Stefan Heucke: Der selbstsüchtige Riese, Märchen nach
Oscar Wilde für Sprecherin oder Sprecher und Klavier zu vier
Händen, Schott, ED 9895
Die Märchenwelt wird in der Musik gerne vier Händen
am Klavier anvertraut, und sie verbindet sich dann natürlich
eher mit leichten Stücken für den Klavierunterricht.
Hier ist ein Werk vorzustellen, bei dem der Komponist einen anderen
Weg gegangen ist. Für die als aktive Beteiligte
zu Interessierenden kommen nur sehr weit fortgeschrittene Klavierschüler,
Studierende, beziehungsweise professionelle Spieler in Betracht.

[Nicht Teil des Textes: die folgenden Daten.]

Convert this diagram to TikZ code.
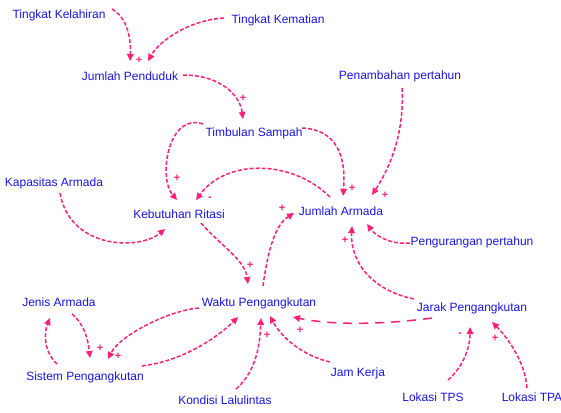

Die Anforderungen in der Lauftechnik mit komplexem Figurenwerk
und Akkordpassagen sind sehr hoch, darunter Terzentonleitern in
recht schnellem Tempo. Höchste Disziplin ist im Miteinander
der Spielpartner gefordert. Die Musik ist spürbar an tonmalerischen
Impulsen orientiert. Die Dreiklangswelt ist facettenreich präsent,
ohne sich dem Regelwerk der Klassik unterzuordnen. Bitonale Klangschichtungen,
Cluster und andere Verfremdungen sind einbezogen. Die Geschichte „Der
selbstsüchtige Riese“ von Oscar Wilde ist melodramatisch
als Sprechpartie in die Musik von Heucke eingearbeitet und entsprechend
zu realisieren. Das Angebot für den nur rezipierenden Interessentenkreis
hält das Werk als Bilderbuch bereit mit dem Text in deutscher Übersetzung
und hübschen kindgerechten Zeichnungen sowie einer CD, die
in hervorragender Wiedergabe des Klavierduos Andreas Grau und Götz
Schumacher mit Bettina Böttinger als Sprecherin das Werk akustisch
vermittelt: ED 9686. Diejenigen, die nach der Komposition Henckes
mit dem vollen Notentext Ausschau halten, werden nochmals auf die
bereits oben genannte Verlagsnummer hingewiesen. Die Notenausgabe
enthält auch den originalen Text in englischer Sprache.